After these transactions, Conine’s direct ownership fell from 229,073 to 169,073 shares, a reduction of about 26%. He also retains 22,857 shares indirectly through SK Ventures LLC, leaving total beneficial ownership at 191,930 shares. No derivative security activity was disclosed.
Positive
- Sales executed under a Rule 10b5-1 plan, limiting concerns about opportunistic timing and signaling adherence to compliance best practices.
Negative
- Founder reduced direct holdings by roughly 60,000 shares (≈26 %), which may be interpreted as waning confidence by some investors.
Insights
TL;DR: Planned insider sale trims founder’s stake by 26 %; neutral signal.
The divestiture is sizeable in percentage terms but was executed under a 10b5-1 plan, reducing concerns over adverse timing or material non-public information. Remaining ownership (≈192k shares) keeps Conine’s economic alignment with shareholders. The dollar value (~$3.4 M) is modest relative to Wayfair’s market cap, so market impact should be limited. Overall, I view the filing as neutral to the share-price narrative.
TL;DR: Governance-friendly structure offsets optics of large sell.

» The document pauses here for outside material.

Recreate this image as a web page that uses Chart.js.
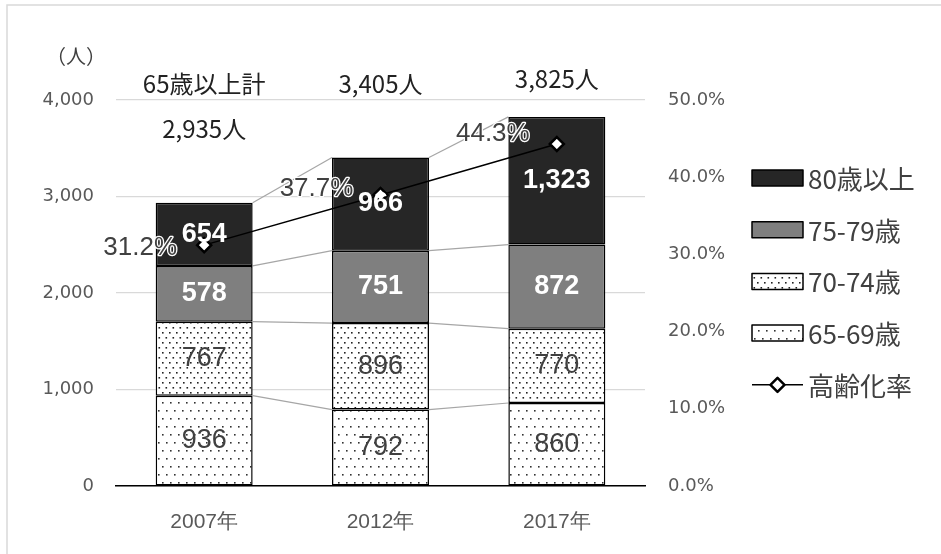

Use of a pre-scheduled trading plan and full price-range disclosure comply with best-practice transparency standards. While a 26 % reduction can raise eyebrows, Conine remains a >10 % owner and director, maintaining influence and alignment. No red flags regarding undisclosed derivatives or complex structures are present. I classify the governance impact as neutral.